Friday, October 31, 2014
Happy Halloween
If you celebrate it. The festival used to be for older children and pre-teens in the US. That might be the only group which isn't that keen on Halloween these days. Or so I judge on the basis of my social media surfing, where dogs, cats, adults and tiny babies wear Halloween costumes.
Speaking of social media, Twitter and the like, it might be worth confessing on this BOO! day that using logic, looking at the evidence and treating everyone with preliminary respect (as a possible human being, goddess. god, elf or whatever) is not the way to win hearts and minds in politics, be they the traditional type or sexual or gender politics. You need something different.
Chews on a piece of straw while meditating on that.
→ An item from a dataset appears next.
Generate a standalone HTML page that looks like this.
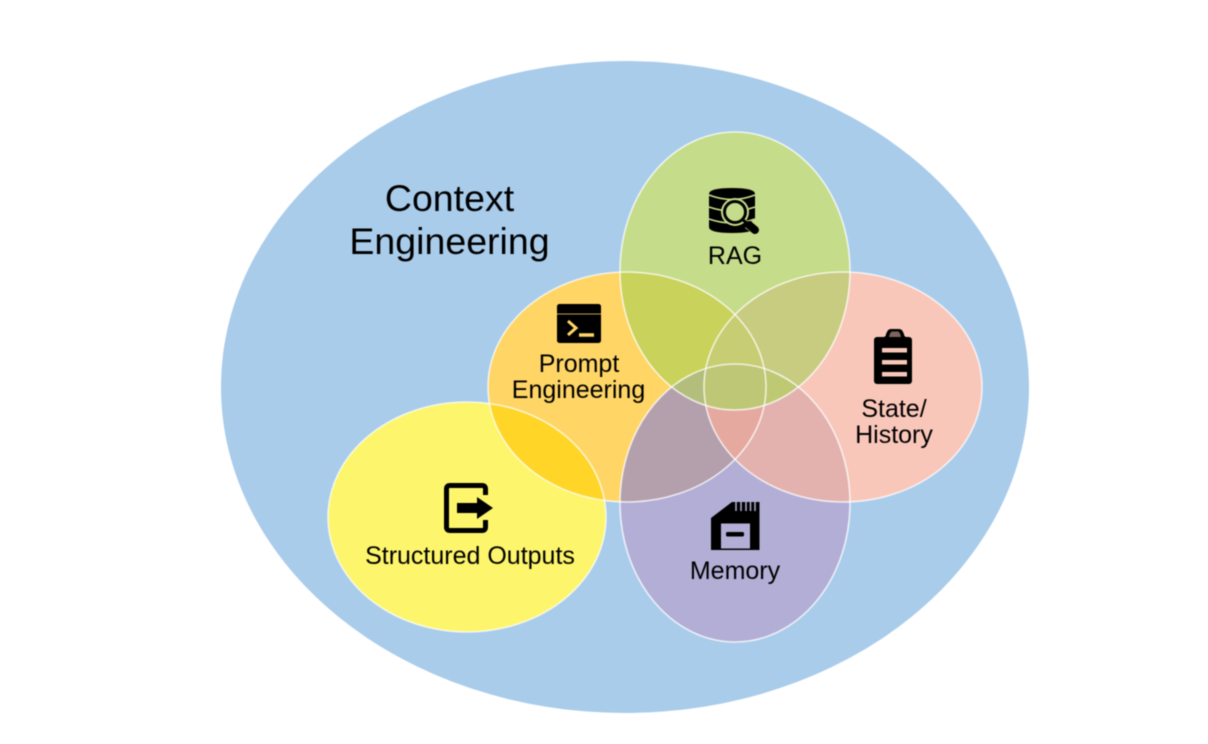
<!DOCTYPE html>
<html><head><meta charset="utf-8"><style>
html,body{margin:0;padding:0;background:#fff}
svg{display:block;filter:blur(.45px)}
text{font-family:"Liberation Sans",Arial,sans-serif;fill:#000;text-anchor:middle}
</style></head><body>
<svg width="1208" height="744" viewBox="0 0 1208 744" xmlns="http://www.w3.org/2000/svg">
<defs>
<clipPath id="cS"><ellipse cx="467" cy="517" rx="139" ry="115"/></clipPath>
<clipPath id="cP"><ellipse cx="627" cy="387" rx="139" ry="115"/></clipPath>
<clipPath id="cR"><ellipse cx="735" cy="271" rx="115" ry="139"/></clipPath>
<clipPath id="cT"><ellipse cx="843" cy="387" rx="139" ry="115"/></clipPath>
<clipPath id="cM"><ellipse cx="735" cy="503" rx="115" ry="139"/></clipPath>
</defs>
<rect width="1208" height="744" fill="#fff"/>
<ellipse cx="625" cy="387" rx="404" ry="326" fill="#A9CCEB"/>
<ellipse cx="467" cy="517" rx="139" ry="115" fill="#FDF56B"/>
<ellipse cx="627" cy="387" rx="139" ry="115" fill="#FFD566"/>
<ellipse cx="735" cy="271" rx="115" ry="139" fill="#C5DC8A"/>
<ellipse cx="843" cy="387" rx="139" ry="115" fill="#F9C7BA"/>
<ellipse cx="735" cy="503" rx="115" ry="139" fill="#B3AED6"/>
<g clip-path="url(#cP)"><ellipse cx="467" cy="517" rx="139" ry="115" fill="#FFD528"/></g>
<g clip-path="url(#cP)"><ellipse cx="735" cy="271" rx="115" ry="139" fill="#C9D25B"/></g>
<g clip-path="url(#cR)"><ellipse cx="843" cy="387" rx="139" ry="115" fill="#C7CC80"/></g>
<g clip-path="url(#cM)"><ellipse cx="627" cy="387" rx="139" ry="115" fill="#B4A0AC"/></g>
<g clip-path="url(#cM)"><ellipse cx="843" cy="387" rx="139" ry="115" fill="#E3B2AE"/></g>
<g clip-path="url(#cP)"><ellipse cx="843" cy="387" rx="139" ry="115" fill="#C7CD72"/></g>
<g clip-path="url(#cP)"><g clip-path="url(#cM)"><ellipse cx="843" cy="387" rx="139" ry="115" fill="#E6A9A0"/></g></g>
<g clip-path="url(#cM)"><ellipse cx="735" cy="271" rx="115" ry="139" fill="#BFC974"/></g>
<g clip-path="url(#cM)"><g clip-path="url(#cP)"><ellipse cx="735" cy="271" rx="115" ry="139" fill="#B3BD7C"/></g></g>
<g clip-path="url(#cM)"><g clip-path="url(#cP)"><g clip-path="url(#cT)"><ellipse cx="735" cy="271" rx="115" ry="139" fill="#BEC775"/></g></g></g>
<g fill="none" stroke="#fff" stroke-opacity=".75" stroke-width="1.600">
<ellipse cx="467" cy="517" rx="139" ry="115"/>
<ellipse cx="627" cy="387" rx="139" ry="115"/>
<ellipse cx="735" cy="271" rx="115" ry="139"/>
<ellipse cx="843" cy="387" rx="139" ry="115"/>
<ellipse cx="735" cy="503" rx="115" ry="139"/>
</g>

<text x="449.500" y="211" font-size="37.500">Context</text>
<text x="449.500" y="254" font-size="37.500">Engineering</text>
<text x="735" y="264" font-size="25">RAG</text>
<text x="579" y="372" font-size="25">Prompt</text>
<text x="578.500" y="398" font-size="25">Engineering</text>
<text x="894" y="417" font-size="25">State/</text>
<text x="894" y="443" font-size="25">History</text>
<text x="470" y="564" font-size="25">Structured Outputs</text>
<text x="735" y="579" font-size="25">Memory</text>

<!-- RAG icon -->
<path d="M709 194q0-6 23-6t23 6v33q0 6-23 6t-23-6z" fill="#000"/>
<g fill="none" stroke="#C5DC8A" stroke-width="1.500">
<path d="M709 195q23 9 46 0"/>
<path d="M709 207q23 8 46 0"/>
<path d="M709 219q23 8 46 0"/>
</g>
<circle cx="735" cy="212" r="14" fill="#C5DC8A"/>
<path d="M745 228l9-9 6 6v8h-8z" fill="#C5DC8A"/>
<circle cx="735" cy="212" r="10.500" fill="#C5DC8A" stroke="#000" stroke-width="3"/>
<path d="M743 220l5 4" stroke="#000" stroke-width="3"/>
<path d="M749 225l6 5" stroke="#000" stroke-width="8" stroke-linecap="round"/>

<!-- Prompt icon -->
<rect x="557" y="304" width="44" height="39" rx="2.500" fill="#000"/>
<path d="M557 314h44" stroke="#FFD566" stroke-width=".8"/>
<path d="M568 321l8 7-8 7" fill="none" stroke="#FFD566" stroke-width="3"/>
<path d="M579 335h15" stroke="#FFD566" stroke-width="3.500"/>

<!-- State icon -->
<path d="M877 337h6q3 0 3-3l1-2q1-3 4-3h8q3 0 4 3l1 2q0 3 3 3h2a3 3 0 0 1 3 3v41a3 3 0 0 1-3 3h-32a3 3 0 0 1-3-3v-41a3 3 0 0 1 3-3z" fill="#000"/>
<path d="M889 337q1-5 3-5.500h6q2 .5 3 5.500z" fill="#F9C7BA" opacity=".5"/>
<g fill="#F9C7BA"><rect x="882" y="348" width="25" height="4.500"/><rect x="882" y="360" width="25" height="4.500"/><rect x="882" y="372" width="25" height="4.500"/></g>

<!-- Structured Outputs icon -->
<path d="M485.500 495v-6q0-3.500-3.500-3.500h-32q-3.500 0-3.500 3.500v38q0 3.500 3.500 3.500h32q3.500 0 3.500-3.500v-7" fill="none" stroke="#000" stroke-width="5"/>
<path d="M457 503h20v-6l16 11-16 11v-6h-20z" fill="#000"/>

<!-- Memory icon -->
<path d="M732 502h27.500v48h-48.500v-32z" fill="#000"/>
<rect x="721" y="523.500" width="29" height="25" fill="#B3AED6"/>
<rect x="726" y="532" width="18" height="4.500" rx="1.500" fill="#000"/>
<g stroke="#B3AED6" stroke-width="1.500"><path d="M736 502v9M741 502v9M746 502v9M750.500 502v9M755 502v9"/></g>
</svg>
</body></html>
You need to appeal to emotions, you need to show only the data which supports your argument, even if it is the only study in the whole wide world which does so (looking at you, David Brooks), you need to look at only the extreme opposite ends of distributions (like compare Mother Theresa with Hitler or Einstein with Paris Hilton in gender analysis) or simplify complex evidence in weird ways (add apples to oranges, divide by lemons and get bananas), and when someone points that out to you, you need to move the focus of the argument to something quite different (you know how this is done).
Or just blow your stack (how DARE you analyze data!). That always works wonders.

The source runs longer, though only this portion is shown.